EXERCISE OBJECTIVE: Restate, word for word, every line of the data.

COLLECTED MATERIAL:
+ + +

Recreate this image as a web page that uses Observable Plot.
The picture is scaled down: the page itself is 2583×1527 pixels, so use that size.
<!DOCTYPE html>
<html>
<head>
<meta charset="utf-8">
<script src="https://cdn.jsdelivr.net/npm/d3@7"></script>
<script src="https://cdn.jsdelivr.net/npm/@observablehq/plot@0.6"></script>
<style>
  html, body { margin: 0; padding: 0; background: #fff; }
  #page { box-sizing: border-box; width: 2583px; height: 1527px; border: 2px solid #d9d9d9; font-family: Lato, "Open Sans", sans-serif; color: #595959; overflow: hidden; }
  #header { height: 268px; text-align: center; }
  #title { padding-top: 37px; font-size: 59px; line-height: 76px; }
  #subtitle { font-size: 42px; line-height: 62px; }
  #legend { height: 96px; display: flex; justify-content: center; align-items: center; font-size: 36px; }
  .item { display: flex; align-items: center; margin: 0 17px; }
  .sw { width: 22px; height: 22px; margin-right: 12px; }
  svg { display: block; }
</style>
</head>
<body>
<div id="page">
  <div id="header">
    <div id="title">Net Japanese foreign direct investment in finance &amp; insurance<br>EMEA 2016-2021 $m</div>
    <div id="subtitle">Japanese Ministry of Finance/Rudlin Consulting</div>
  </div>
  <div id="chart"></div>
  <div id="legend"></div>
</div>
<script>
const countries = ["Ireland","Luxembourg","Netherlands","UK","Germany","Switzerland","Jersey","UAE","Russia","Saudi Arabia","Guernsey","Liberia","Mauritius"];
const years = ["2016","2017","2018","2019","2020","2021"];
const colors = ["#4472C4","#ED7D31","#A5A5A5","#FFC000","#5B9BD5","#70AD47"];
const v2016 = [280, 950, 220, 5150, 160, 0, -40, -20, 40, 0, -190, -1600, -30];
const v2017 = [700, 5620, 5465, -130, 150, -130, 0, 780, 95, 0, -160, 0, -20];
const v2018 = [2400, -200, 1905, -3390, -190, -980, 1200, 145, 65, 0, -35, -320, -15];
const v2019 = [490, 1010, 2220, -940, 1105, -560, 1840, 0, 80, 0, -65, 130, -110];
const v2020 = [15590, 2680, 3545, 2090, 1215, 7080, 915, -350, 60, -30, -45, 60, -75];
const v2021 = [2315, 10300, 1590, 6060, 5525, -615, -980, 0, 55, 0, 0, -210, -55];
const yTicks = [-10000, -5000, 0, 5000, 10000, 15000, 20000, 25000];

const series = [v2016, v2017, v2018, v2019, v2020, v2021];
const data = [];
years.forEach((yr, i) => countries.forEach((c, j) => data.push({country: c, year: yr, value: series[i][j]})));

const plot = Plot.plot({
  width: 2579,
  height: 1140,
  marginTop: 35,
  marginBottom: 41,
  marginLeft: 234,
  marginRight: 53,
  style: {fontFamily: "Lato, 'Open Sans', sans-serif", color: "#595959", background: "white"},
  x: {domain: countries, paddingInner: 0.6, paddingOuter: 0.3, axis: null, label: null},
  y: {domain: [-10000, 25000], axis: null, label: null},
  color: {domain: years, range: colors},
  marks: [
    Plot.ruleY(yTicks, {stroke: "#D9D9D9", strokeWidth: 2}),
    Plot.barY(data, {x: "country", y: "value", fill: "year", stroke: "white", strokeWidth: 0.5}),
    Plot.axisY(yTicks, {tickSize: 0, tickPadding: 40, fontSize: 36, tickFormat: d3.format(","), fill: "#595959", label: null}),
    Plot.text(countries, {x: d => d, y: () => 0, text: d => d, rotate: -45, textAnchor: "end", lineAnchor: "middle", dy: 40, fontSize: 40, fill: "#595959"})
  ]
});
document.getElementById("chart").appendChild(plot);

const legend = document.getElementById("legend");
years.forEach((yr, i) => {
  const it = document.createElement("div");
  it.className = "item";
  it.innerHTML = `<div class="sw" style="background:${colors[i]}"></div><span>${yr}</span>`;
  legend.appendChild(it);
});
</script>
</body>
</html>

+ + +

PROBLEM SOLUTION:
Recreate this image as a web page that uses Observable Plot.
The picture is scaled down: the page itself is 2583×1527 pixels, so use that size.
<!DOCTYPE html>
<html>
<head>
<meta charset="utf-8">
<script src="https://cdn.jsdelivr.net/npm/d3@7"></script>
<script src="https://cdn.jsdelivr.net/npm/@observablehq/plot@0.6"></script>
<style>
  html, body { margin: 0; padding: 0; background: #fff; }
  #page { box-sizing: border-box; width: 2583px; height: 1527px; border: 2px solid #d9d9d9; font-family: Lato, "Open Sans", sans-serif; color: #595959; overflow: hidden; }
  #header { height: 268px; text-align: center; }
  #title { padding-top: 37px; font-size: 59px; line-height: 76px; }
  #subtitle { font-size: 42px; line-height: 62px; }
  #legend { height: 96px; display: flex; justify-content: center; align-items: center; font-size: 36px; }
  .item { display: flex; align-items: center; margin: 0 17px; }
  .sw { width: 22px; height: 22px; margin-right: 12px; }
  svg { display: block; }
</style>
</head>
<body>
<div id="page">
  <div id="header">
    <div id="title">Net Japanese foreign direct investment in finance &amp; insurance<br>EMEA 2016-2021 $m</div>
    <div id="subtitle">Japanese Ministry of Finance/Rudlin Consulting</div>
  </div>
  <div id="chart"></div>
  <div id="legend"></div>
</div>
<script>
const countries = ["Ireland","Luxembourg","Netherlands","UK","Germany","Switzerland","Jersey","UAE","Russia","Saudi Arabia","Guernsey","Liberia","Mauritius"];
const years = ["2016","2017","2018","2019","2020","2021"];
const colors = ["#4472C4","#ED7D31","#A5A5A5","#FFC000","#5B9BD5","#70AD47"];
const v2016 = [280, 950, 220, 5150, 160, 0, -40, -20, 40, 0, -190, -1600, -30];
const v2017 = [700, 5620, 5465, -130, 150, -130, 0, 780, 95, 0, -160, 0, -20];
const v2018 = [2400, -200, 1905, -3390, -190, -980, 1200, 145, 65, 0, -35, -320, -15];
const v2019 = [490, 1010, 2220, -940, 1105, -560, 1840, 0, 80, 0, -65, 130, -110];
const v2020 = [15590, 2680, 3545, 2090, 1215, 7080, 915, -350, 60, -30, -45, 60, -75];
const v2021 = [2315, 10300, 1590, 6060, 5525, -615, -980, 0, 55, 0, 0, -210, -55];
const yTicks = [-10000, -5000, 0, 5000, 10000, 15000, 20000, 25000];

const series = [v2016, v2017, v2018, v2019, v2020, v2021];
const data = [];
years.forEach((yr, i) => countries.forEach((c, j) => data.push({country: c, year: yr, value: series[i][j]})));

const plot = Plot.plot({
  width: 2579,
  height: 1140,
  marginTop: 35,
  marginBottom: 41,
  marginLeft: 234,
  marginRight: 53,
  style: {fontFamily: "Lato, 'Open Sans', sans-serif", color: "#595959", background: "white"},
  x: {domain: countries, paddingInner: 0.6, paddingOuter: 0.3, axis: null, label: null},
  y: {domain: [-10000, 25000], axis: null, label: null},
  color: {domain: years, range: colors},
  marks: [
    Plot.ruleY(yTicks, {stroke: "#D9D9D9", strokeWidth: 2}),
    Plot.barY(data, {x: "country", y: "value", fill: "year", stroke: "white", strokeWidth: 0.5}),
    Plot.axisY(yTicks, {tickSize: 0, tickPadding: 40, fontSize: 36, tickFormat: d3.format(","), fill: "#595959", label: null}),
    Plot.text(countries, {x: d => d, y: () => 0, text: d => d, rotate: -45, textAnchor: "end", lineAnchor: "middle", dy: 40, fontSize: 40, fill: "#595959"})
  ]
});
document.getElementById("chart").appendChild(plot);

const legend = document.getElementById("legend");
years.forEach((yr, i) => {
  const it = document.createElement("div");
  it.className = "item";
  it.innerHTML = `<div class="sw" style="background:${colors[i]}"></div><span>${yr}</span>`;
  legend.appendChild(it);
});
</script>
</body>
</html>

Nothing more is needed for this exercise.